ROANOKE TIMES 
                      Copyright (c) 1995, Roanoke Times

DATE: Tuesday, December 12, 1995             TAG: 9512120080
SECTION: VIRGINIA                 PAGE: C-1  EDITION: NEW RIVER VALLEY 
DATELINE: CHRISTIANSBURG
SOURCE: BRIAN KELLEY STAFF WRITER 


VA. FACES OBSTACLE ON ROAD VDOT WILL HAVE TO ANSWER QUESTIONS ON 'SMART'

If Virginia truly wants to build the "smart" highway through Montgomery County, it's going to have to do its homework.

The Montgomery County Board of Supervisors on Monday set up a detailed application process that the Virginia Department of Transportation will have to follow before it can seek to condemn more than 140 acres of private land for the road's right of way that passes through a county conservation district.

The application will involve a written report addressing more than 90 questions and may include maps, photos, videos and other information.

It is the outgrowth of the board's initial decision last month that would have blocked VDOT from condemning the land and therefore building the road. The board rescinded that vote a week later.

The questions cover much of the ground that VDOT and other agencies investigated while compiling the federally required environmental impact statement for the project. That statement was approved in May 1993 and was challenged last month in a lawsuit filed by road opponents.

But the county's application will amount to a repackaging of the environmental-impact information, along with more detailed data on the economic predictions associations with the 5.8-mile link between Blacksburg and Interstate 81.
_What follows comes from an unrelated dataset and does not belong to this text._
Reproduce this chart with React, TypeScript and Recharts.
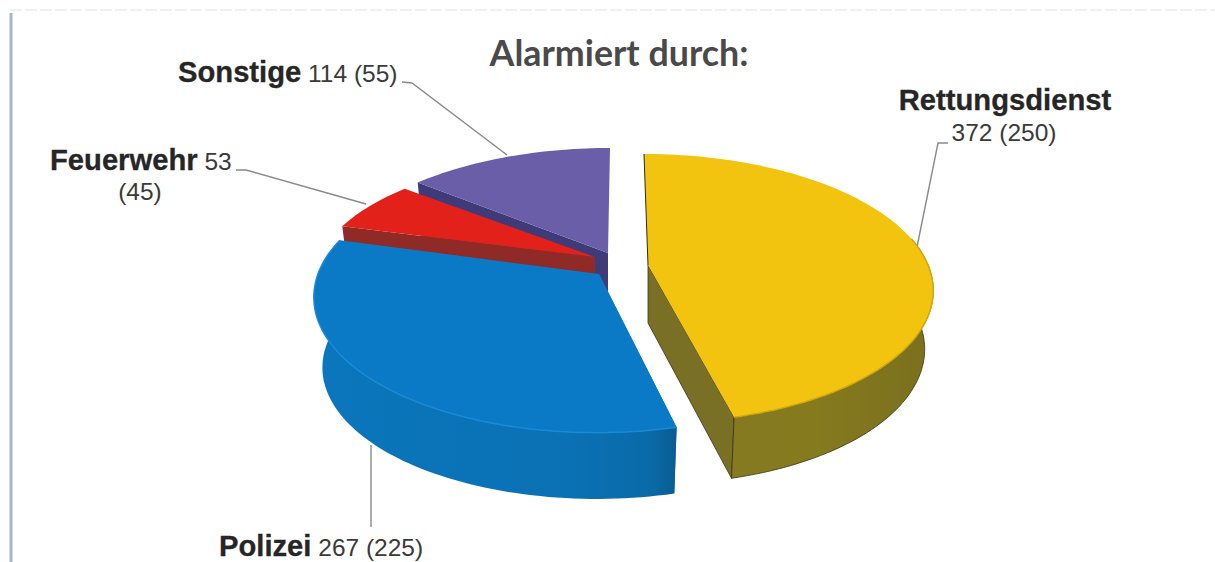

Virginia Tech President Paul Torgersen last month likened the smart highway in potential economic impact to Motorola Corp.'s plan to build a new plant and bring thousands of jobs to the Richmond area.

Opponents say those forecasts are rosy at best and are being used to win political support for a project that will aid only Tech and Roanoke.
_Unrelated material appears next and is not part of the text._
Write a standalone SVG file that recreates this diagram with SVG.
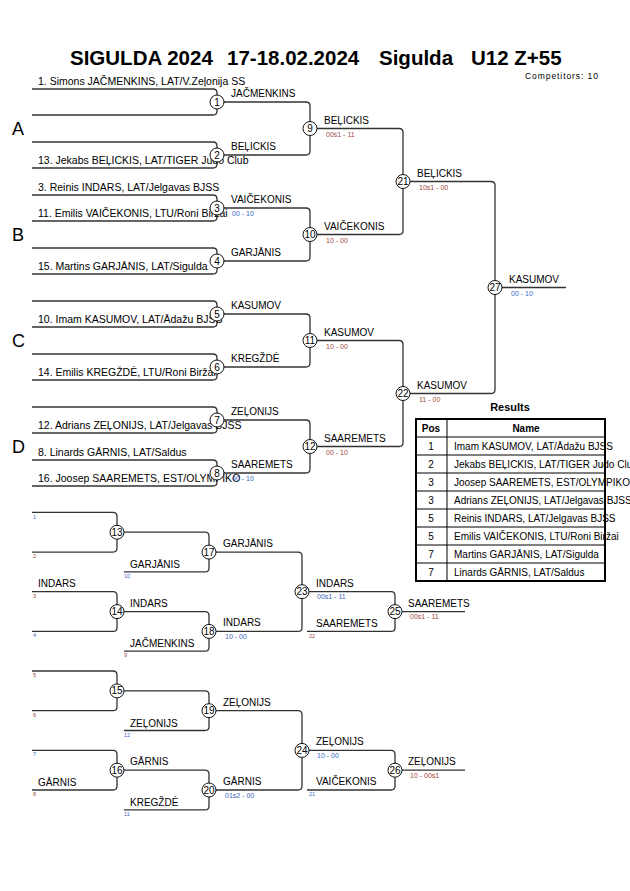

"I can't say that these questions would solicit totally new information," said County Attorney Roy Thorpe, part of a four-member team of county employees who put together the questionnaire. "We do think it asks for information that was not fully addressed last time."

The Montgomery board approved the format by a 5-1 vote. Supervisor Joe Stewart was the lone "no." Supervisor Joe Gorman was absent.

Monday's resolution was an attempt to come up with a detailed, written application process to deal with an obscure, never or rarely tested portion of state law.

Under the law, when a public agency wants to condemn land in a county-designated conservation area, it must notify the county and submit any information requested.

VDOT first filed its intent to condemn the land in September. After the supervisors rescinded their opposition last month, VDOT withdrew that notice and will now be able to pick up the new application and prepare it before applying again and kicking off a 30-day review period, to be followed by a 60-day extension if the board desires.

With the first condemnation notice, the county staff and supervisors were left, in effect, winging it because the situation had never arisen in Montgomery County or any of several other counties checked around Virginia.

Throughout the fall, Gorman, for one, complained of a lack of specific information on the project and how it would affect Agricultural and Forestal District 7 between Wilson and Den creeks northeast of the Ellett Valley.

The 12-page application form adopted Monday would require VDOT to submit written responses to specific questions divided into two broad categories: first, the effect the smart road would have on the preservation and enhancement of the agricultural and forestal district; and second, the necessity of the smart road to provide a public service in the most economical and practical manner.

The first category includes more than 40 questions in eight areas from the types of wildlife habitat that would be affected to possible alternatives to the smart road outside the district. The second category focuses on the economics of the smart road in more than 50 questions over 11 sections.